For me, this is where the hike stopped being fun (despite the beautiful views). I was getting exhausted from the altitude, since we were at about 12,000 feet… but there was no end in site. Father Dyer Peak and Crystal Peak both stretched wayyyyyy above us by 1800′, and there didn’t seem to be any discernible way up them, either. We tried crossing a creek to get over to the talus field, but discovered that what we thought was a trail was not. And while we searched for a way to get up the peaks, we just kept going up and up an interminable series of rolling hills, each of which seemed to be the last before we’d hit a flat area. (Spoiler: no flat areas in these parts.) Finally, we reached an unnamed lake that seemed to be the last in the chain.

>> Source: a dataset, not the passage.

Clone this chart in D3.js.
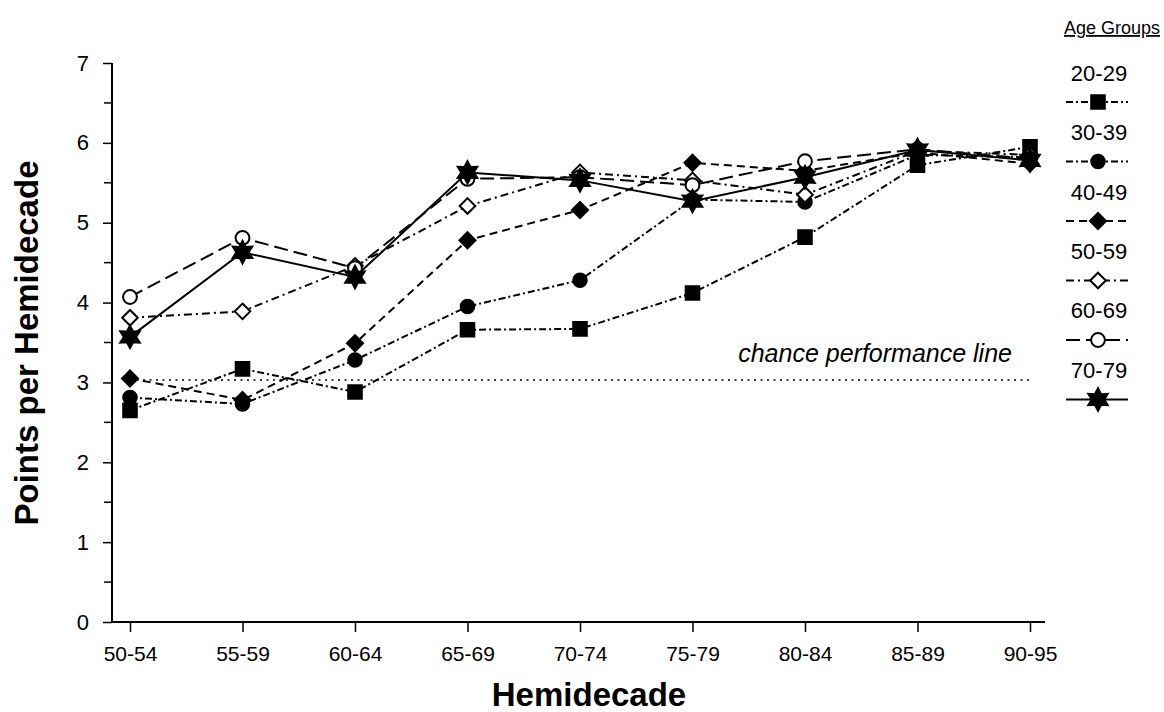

We sat for a snack break and to admire the view, and here the group decided to split: half of us heading back down the main trail from Mohawk Lakes, and half still pushing onward in an attempt to bag Father Dyer Peak. I was really glad to be in the group heading down!
The trek down was a million times easier than the way up (duh), but I still wasn’t very talkative – I was really eager to get back and refuel with a delicious breakfast burrito. (Several of us were talking about breakfast burritos on the hike, and then it became all I could think of.) However, it was really nice to be on a main trail rather than pushing our way through game trails and flat out non-trails – I felt a lot safer that way, and I also felt better that we were better adhering to leave no trace hiking principles by staying on the trail. Plus, staying on the main trail meant we got to see more of the major sights, like this amazing view of Upper Mohawk Lake.
We saw a lot of other hikers on the main trail down, and with about 1.5 miles to go, we saw another Gociety group – including Laura! This group had started at 10am, and it made me kind of wish I had gotten more sleep, since we ended up hiking the same trail anyway 🙁 But hey, sometimes even the best laid plans go awry when hiking, and you have to just go with the flow rather than stubbornly sticking to the same plan.
That said – I will fully admit that our plans were not the “best laid”. I felt really dumb that I had relied on someone else to lead the way, rather than researching the route myself and knowing exactly where to go. That’s a rookie mistake! Luckily, it all worked out on the end.
My goals for hiking today were to get a good burn in, get some good pictures, and avoid getting completely lost or having some kind of accident. By those metrics, today was definitely a success!